Jesus was homeless. He was the child of humanity without anywhere to lay his head. He was rejected and ridiculed. He was accused of having an evil spirit. Spat upon and beaten…

Many of the homeless people of our city have similar stories to tell. Very often treated like trash. Sometimes they are mistreated by security guards … who themselves are not treated much better. Homeless people are told to “move on” all the time – convincing them that they do not belong.

Thank you to everyone who each Sunday provide lunch for around 300 people at the Service Dining Rooms. Today we all get to join in this act of service as we occupy Church Street to host a Christmas Banquet for the people who are marginalised within this city. There will be over 500 people for the seated meal and around 200 takeaways – so please we need all the help we can get.

Be on the lookout for Jesus – for the Divine is come to be our guest today.




Dec 4, 2016  |  Second Sunday in Advent, Sunday Letter  |  Comments Off on Peace

This morning marks the second Sunday of Advent. The word before us is Peace. Peace has become a political word, where when spoken of, one is hoping for the end to wars and the great conflicts of our day. Yet, peace is also a gift we can receive within. Jesus names for the waters in a stormy sea to, “Peace be still” naming the link to stillness and peace. To be centered enough in our life of faith to experience stillness within, no matter what is going on around is a true gift. It is not a quality that we can will within it is one that arises as one lives in their center trusting in God’s great truth.

There have been Peace and Justice witnesses serving on the University campuses during the exam writing. Reports came in that a petrol bomb was set off in one of the buildings at CPUT (Cape Peninsula University of Technology) where students were writing.
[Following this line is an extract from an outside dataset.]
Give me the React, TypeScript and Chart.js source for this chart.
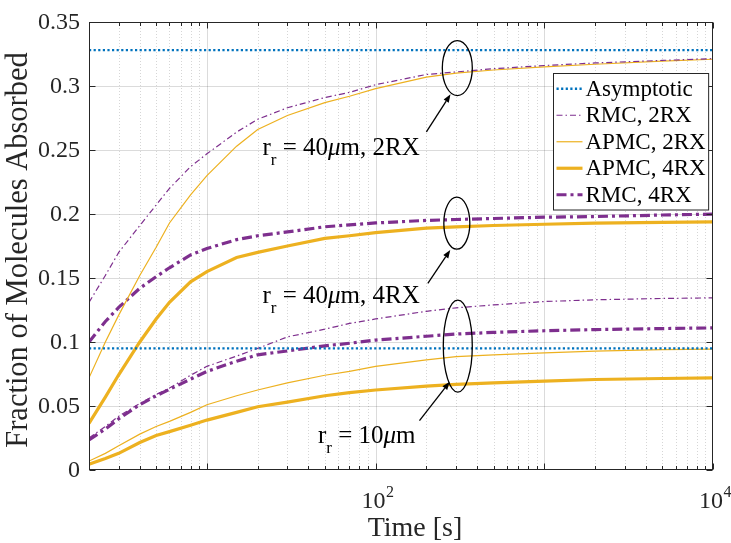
import { useEffect, useRef } from 'react';
import { Chart, registerables } from 'chart.js';

Chart.register(...registerables);

const FONT = "'Liberation Serif', 'Times New Roman', serif";
Chart.defaults.font.family = FONT;
const PURPLE = '#7E2F8E';
const ORANGE = '#EDB120';
const BLUE = '#0072BD';
const AXIS = '#262626';

// ---- data ----
const times = [2, 2.5, 3, 4, 5, 6, 8, 10, 15, 20, 30, 50, 70, 100, 200, 300, 500, 1000, 2000, 5000, 10000];

// r_r = 40 um
const rmc2rx40 = [0.131, 0.152, 0.170, 0.191, 0.207, 0.220, 0.237, 0.247, 0.264, 0.274, 0.283, 0.291, 0.295, 0.301, 0.309, 0.311, 0.3135, 0.316, 0.318, 0.320, 0.3214];
const apmc2rx40 = [0.072, 0.100, 0.121, 0.152, 0.174, 0.193, 0.215, 0.230, 0.253, 0.266, 0.277, 0.287, 0.292, 0.298, 0.307, 0.310, 0.3125, 0.315, 0.317, 0.3195, 0.3209];
const apmc4rx40 = [0.0364, 0.057, 0.0744, 0.100, 0.118, 0.131, 0.147, 0.155, 0.166, 0.170, 0.175, 0.181, 0.183, 0.1855, 0.189, 0.190, 0.191, 0.192, 0.1928, 0.1935, 0.1939];
const rmc4rx40 = [0.100, 0.116, 0.127, 0.142, 0.151, 0.158, 0.168, 0.173, 0.180, 0.183, 0.186, 0.190, 0.1915, 0.193, 0.195, 0.1957, 0.1965, 0.1975, 0.198, 0.1992, 0.1999];

// r_r = 10 um
const rmc2rx10 = [0.025, 0.034, 0.042, 0.052, 0.059, 0.064, 0.074, 0.081, 0.089, 0.095, 0.104, 0.110, 0.1145, 0.118, 0.124, 0.1267, 0.129, 0.1316, 0.133, 0.134, 0.1345];
const apmc2rx10 = [0.007, 0.013, 0.019, 0.028, 0.034, 0.038, 0.045, 0.051, 0.058, 0.0625, 0.068, 0.074, 0.077, 0.081, 0.086, 0.0885, 0.090, 0.0915, 0.0928, 0.094, 0.0945];
const apmc4rx10 = [0.0045, 0.009, 0.013, 0.0215, 0.027, 0.030, 0.035, 0.039, 0.045, 0.0494, 0.053, 0.058, 0.0605, 0.0625, 0.0655, 0.0669, 0.068, 0.0695, 0.0707, 0.0715, 0.072];
const rmc4rx10 = [0.0235, 0.032, 0.040, 0.051, 0.058, 0.063, 0.071, 0.077, 0.085, 0.090, 0.093, 0.097, 0.099, 0.1015, 0.1045, 0.1062, 0.1075, 0.1088, 0.1097, 0.1105, 0.111];

const asymptoteLevels = [0.328, 0.095];

const legendLabels = ['Asymptotic', 'RMC, 2RX', 'APMC, 2RX', 'APMC, 4RX', 'RMC, 4RX'];
const xTitle = 'Time [s]';
const yTitle = 'Fraction of Molecules Absorbed';

const yTickValues = [0, 0.05, 0.1, 0.15, 0.2, 0.25, 0.3, 0.35];
const yTickLabels = ['0', '0.05', '0.1', '0.15', '0.2', '0.25', '0.3', '0.35'];
const xDecades = [1, 10, 100, 1000];
const xMajorTicks = [10, 100, 1000, 10000];
const xLabelTicks = [100, 10000];
const xLabelBase = '10';
const xLabelExponents = ['2', '4'];
const xMin = 2;
const xMax = 10000;
const xTickValues: number[] = [];
for (const d of xDecades) for (let k = 1; k <= 9; k++) { const v = k * d; if (v >= xMin) xTickValues.push(v); }
xTickValues.push(xMax);

// annotation anchors in data coordinates
const ellipseNotes = [
  { t: 305, v: 0.314, rx: 15, ry: 27.5 },
  { t: 303, v: 0.1928, rx: 13, ry: 26 },
  { t: 307, v: 0.0968, rx: 14.5, ry: 46 },
];
const arrowNotes = [
  { from: [200, 0.2641], to: [278, 0.2935] },
  { from: [204, 0.1458], to: [277, 0.1718] },
  { from: [182, 0.0385], to: [275, 0.0689] },
];
const textNotes = [
  { t: 21.35, v: 0.2459, num: '40', tail: 'm, 2RX' },
  { t: 21.35, v: 0.1304, num: '40', tail: 'm, 4RX' },
  { t: 45.5, v: 0.0208, num: '10', tail: 'm' },
];

const styles: Record<string, any> = {
  asym: { borderColor: BLUE, borderWidth: 2.4, borderDash: [2.2, 2.4] },
  rmc2: { borderColor: PURPLE, borderWidth: 1.2, borderDash: [6, 3, 1.5, 3] },
  apmc2: { borderColor: ORANGE, borderWidth: 1.2, borderDash: [] },
  apmc4: { borderColor: ORANGE, borderWidth: 3.2, borderDash: [] },
  rmc4: { borderColor: PURPLE, borderWidth: 3.2, borderDash: [10, 4, 3, 4] },
};

const toPoints = (vals: number[]) => times.map((t, i) => ({ x: t, y: vals[i] }));
const flat = (v: number) => [{ x: xMin, y: v }, { x: xMax, y: v }];

const framePlugin = {
  id: 'frame',
  beforeDatasetsDraw(chart: any) {
    const { ctx, chartArea, scales } = chart;
    const { left, right, top, bottom } = chartArea;
    const x = scales.x, y = scales.y;
    ctx.save();
    ctx.lineWidth = 1;
    ctx.strokeStyle = 'rgba(0,0,0,0.14)';
    ctx.setLineDash([]);
    yTickValues.forEach((v) => {
      const py = Math.round(y.getPixelForValue(v)) + 0.5;
      if (py <= top + 1 || py >= bottom - 1) return;
      ctx.beginPath(); ctx.moveTo(left, py); ctx.lineTo(right, py); ctx.stroke();
    });
    xTickValues.forEach((v) => {
      if (v <= xMin || v >= xMax) return;
      const px = Math.round(x.getPixelForValue(v)) + 0.5;
      if (xMajorTicks.includes(v)) {
        ctx.setLineDash([]);
        ctx.strokeStyle = 'rgba(0,0,0,0.14)';
      } else {
        ctx.setLineDash([1, 2]);
        ctx.strokeStyle = 'rgba(0,0,0,0.16)';
      }
      ctx.beginPath(); ctx.moveTo(px, top); ctx.lineTo(px, bottom); ctx.stroke();
    });
    ctx.restore();
  },
  afterDatasetsDraw(chart: any) {
    const { ctx, chartArea, scales } = chart;
    const { left, right, top, bottom } = chartArea;
    const x = scales.x, y = scales.y;
    ctx.save();
    ctx.strokeStyle = AXIS;
    ctx.lineWidth = 1;
    ctx.setLineDash([]);
    const l = Math.round(left) + 0.5, r = Math.round(right) - 0.5;
    const t = Math.round(top) + 0.5, b = Math.round(bottom) - 0.5;
    ctx.strokeRect(l, t, r - l, b - t);
    ctx.beginPath();
    yTickValues.forEach((v) => {
      const py = Math.round(y.getPixelForValue(v)) + 0.5;
      ctx.moveTo(l, py); ctx.lineTo(l + 6, py);
      ctx.moveTo(r, py); ctx.lineTo(r - 6, py);
    });
    xTickValues.forEach((v) => {
      const px = Math.round(x.getPixelForValue(v)) + 0.5;
      const len = xMajorTicks.includes(v) ? 6 : 3.5;
      ctx.moveTo(px, b); ctx.lineTo(px, b - len);
      ctx.moveTo(px, t); ctx.lineTo(px, t + len);
    });
    ctx.stroke();

    // tick labels
    ctx.fillStyle = AXIS;
    ctx.textBaseline = 'middle';
    ctx.textAlign = 'right';
    ctx.font = `24px ${FONT}`;
    yTickValues.forEach((v, i) => {
      ctx.fillText(yTickLabels[i], left - 9, y.getPixelForValue(v) + 1);
    });
    ctx.textBaseline = 'alphabetic';
    ctx.textAlign = 'left';
    xLabelTicks.forEach((v, i) => {
      const px = x.getPixelForValue(v);
      ctx.font = `24px ${FONT}`;
      const wb = ctx.measureText(xLabelBase).width;
      ctx.font = `16px ${FONT}`;
      const we = ctx.measureText(xLabelExponents[i]).width;
      const x0 = px - (wb + we) / 2 + 2;
      ctx.font = `24px ${FONT}`;
      ctx.fillText(xLabelBase, x0, bottom + 38);
      ctx.font = `16px ${FONT}`;
      ctx.fillText(xLabelExponents[i], x0 + wb + 0.5, bottom + 27);
    });

    // axis titles
    ctx.textAlign = 'center';
    ctx.textBaseline = 'middle';
    ctx.font = `28px ${FONT}`;
    ctx.fillText(xTitle, (left + right) / 2 + 14, bottom + 59);
    ctx.save();
    ctx.translate(19, (top + bottom) / 2 + 4);
    ctx.rotate(-Math.PI / 2);
    ctx.font = `30.5px ${FONT}`;
    ctx.fillText(yTitle, 0, 0);
    ctx.restore();
    ctx.restore();
  },
  afterDraw(chart: any) {
    const { ctx, chartArea, scales } = chart;
    const x = scales.x, y = scales.y;
    ctx.save();

    // ----- legend -----
    const entries = chart.data.datasets.filter((d: any) => d.inLegend);
    ctx.font = `23px ${FONT}`;
    const textW = Math.max(...entries.map((e: any) => ctx.measureText(e.label).width));
    const sample = 26, padL = 3, gap = 2, padR = 4, rowH = 26.5, padT = 2;
    const w = padL + sample + gap + textW + padR;
    const h = padT * 2 + rowH * entries.length;
    const bx = Math.round(chartArea.right - 5 - w) + 0.5;
    const by = Math.round(chartArea.top + 51) + 0.5;
    ctx.fillStyle = '#fff';
    ctx.fillRect(bx, by, w, h);
    ctx.strokeStyle = AXIS;
    ctx.lineWidth = 1;
    ctx.setLineDash([]);
    ctx.strokeRect(bx, by, w, h);
    entries.forEach((e: any, i: number) => {
      const cy = by + padT + rowH * (i + 0.5);
      ctx.save();
      ctx.strokeStyle = e.borderColor;
      ctx.lineWidth = e.borderWidth;
      ctx.setLineDash(e.borderDash || []);
      ctx.beginPath();
      ctx.moveTo(bx + padL, cy);
      ctx.lineTo(bx + padL + sample, cy);
      ctx.stroke();
      ctx.restore();
      ctx.fillStyle = '#000';
      ctx.textBaseline = 'middle';
      ctx.textAlign = 'left';
      ctx.font = `23px ${FONT}`;
      ctx.fillText(e.label, bx + padL + sample + gap + 1, cy + 1);
    });

    // ----- annotations -----
    ctx.strokeStyle = '#000';
    ctx.fillStyle = '#000';
    ctx.lineWidth = 1.3;
    ctx.setLineDash([]);
    ellipseNotes.forEach((e) => {
      ctx.beginPath();
      ctx.ellipse(x.getPixelForValue(e.t), y.getPixelForValue(e.v), e.rx, e.ry, 0, 0, Math.PI * 2);
      ctx.stroke();
    });
    arrowNotes.forEach((a) => {
      const x0 = x.getPixelForValue(a.from[0]), y0 = y.getPixelForValue(a.from[1]);
      const x1 = x.getPixelForValue(a.to[0]), y1 = y.getPixelForValue(a.to[1]);
      const ang = Math.atan2(y1 - y0, x1 - x0);
      const hl = 8, hw = 3;
      const bxh = x1 - hl * Math.cos(ang), byh = y1 - hl * Math.sin(ang);
      ctx.beginPath(); ctx.moveTo(x0, y0); ctx.lineTo(bxh, byh); ctx.stroke();
      ctx.beginPath();
      ctx.moveTo(x1, y1);
      ctx.lineTo(bxh + hw * Math.sin(ang), byh - hw * Math.cos(ang));
      ctx.lineTo(bxh - hw * Math.sin(ang), byh + hw * Math.cos(ang));
      ctx.closePath();
      ctx.fill();
    });
    ctx.textBaseline = 'alphabetic';
    ctx.textAlign = 'left';
    textNotes.forEach((n) => {
      let px = x.getPixelForValue(n.t);
      const py = y.getPixelForValue(n.v);
      const parts = [
        { s: 'r', f: `25px ${FONT}`, dy: 0 },
        { s: 'r', f: `17px ${FONT}`, dy: 10 },
        { s: ' = ' + n.num, f: `25px ${FONT}`, dy: 0 },
        { s: '\u03BC', f: `italic 25px ${FONT}`, dy: 0 },
        { s: n.tail, f: `25px ${FONT}`, dy: 0 },
      ];
      parts.forEach((p) => {
        ctx.font = p.f;
        ctx.fillText(p.s, px, py + p.dy);
        px += ctx.measureText(p.s).width;
      });
    });
    ctx.restore();
  },
};

export default function App() {
  const canvasRef = useRef<HTMLCanvasElement | null>(null);

  useEffect(() => {
    const canvas = canvasRef.current;
    if (!canvas) return;

    const datasets: any[] = [
      { label: legendLabels[0], data: flat(asymptoteLevels[0]), ...styles.asym, inLegend: true },
      { label: legendLabels[0], data: flat(asymptoteLevels[1]), ...styles.asym, inLegend: false },
      { label: legendLabels[1], data: toPoints(rmc2rx40), ...styles.rmc2, inLegend: true },
      { label: legendLabels[1], data: toPoints(rmc2rx10), ...styles.rmc2, inLegend: false },
      { label: legendLabels[2], data: toPoints(apmc2rx40), ...styles.apmc2, inLegend: true },
      { label: legendLabels[2], data: toPoints(apmc2rx10), ...styles.apmc2, inLegend: false },
      { label: legendLabels[3], data: toPoints(apmc4rx40), ...styles.apmc4, inLegend: true },
      { label: legendLabels[3], data: toPoints(apmc4rx10), ...styles.apmc4, inLegend: false },
      { label: legendLabels[4], data: toPoints(rmc4rx40), ...styles.rmc4, inLegend: true },
      { label: legendLabels[4], data: toPoints(rmc4rx10), ...styles.rmc4, inLegend: false },
    ].map((d) => ({ ...d, pointRadius: 0, tension: 0, fill: false, borderCapStyle: 'butt' }));

    const chart = new Chart(canvas, {
      type: 'line',
      data: { datasets },
      options: {
        animation: false,
        responsive: false,
        devicePixelRatio: 1,
        layout: { padding: { top: 22, right: 18, left: 0, bottom: 0 } },
        plugins: { legend: { display: false }, tooltip: { enabled: false } },
        scales: {
          x: {
            type: 'logarithmic',
            min: xMin,
            max: xMax,
            afterBuildTicks: (s: any) => { s.ticks = xTickValues.map((v) => ({ value: v })); },
            afterFit: (s: any) => { s.height = 73; s.paddingLeft = 0; s.paddingRight = 0; },
            grid: { display: false, drawTicks: false },
            border: { display: false },
            ticks: { display: false, autoSkip: false },
            title: { display: false },
          },
          y: {
            type: 'linear',
            min: 0,
            max: 0.35,
            afterBuildTicks: (s: any) => { s.ticks = yTickValues.map((v) => ({ value: v })); },
            afterFit: (s: any) => { s.width = 89; s.paddingTop = 0; s.paddingBottom = 0; },
            grid: { display: false, drawTicks: false },
            border: { display: false },
            ticks: { display: false },
            title: { display: false },
          },
        },
      },
      plugins: [framePlugin],
    } as any);

    return () => chart.destroy();
  }, []);

  return (
    <div style={{ position: 'fixed', left: 0, top: 0, width: 731, height: 543, background: '#fff' }}>
      <canvas ref={canvasRef} width={731} height={543} style={{ display: 'block', width: 731, height: 543 }} />
    </div>
  );
}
The debris was cleared, security heightened, and the exams continued. One has to wonder how the students were able to manage to stay focused while the outbreaks were occurring. Many of them shared their thanks for the presence of the witnesses who were there to observe and work to bring a de-escalating peaceful presence on campus.

There are over 200 witnesses who have been trained to serve on campuses. A couple of weeks ago, I served myself at the CPUT Belleville campus. It was the night of the super moon. The mediators who have been negotiating during the education crisis were able to reach an agreement at Belleville that day for the private security to be removed and the old CPUT security to come back. The students were so excited they worked to man the security gate until the CPUT security made their way back.

The witnesses who were serving at Belleville that evening were all ones who had been serving quite consistently. I worried about our ability to sustain the effort. You can imagine the gift when a taxi full of clergy from Khayelitsha showed up to serve as the night shift. It was amazing to see them prepare for their time of service. One of the witnesses took out her guitar and began singing songs. It was one of my favorite memories. The beginning of our time on that campus was to be present in the midst of communication between parties that was disintegrating. On this night, it was as if peace was witnessing to us.

As I have served with the Peace and Justice Witnesses, I have grown more fully in my realization that we must be a people who work to stand in the midst of great divides witnessing to another way. The inner peace that is gift in this work is the fruit born to those who learn how to wait in the center of their being, trusting in the ways of God.

In Advent, we strengthen ourselves in the wait for the promise of something more that is held in the life and teachings of Jesus. Advent is meant to be a journey in the darkness of our unknowing. As we acknowledge that we don’t know the way forward becomes known to us, and we commit simply to walk in it.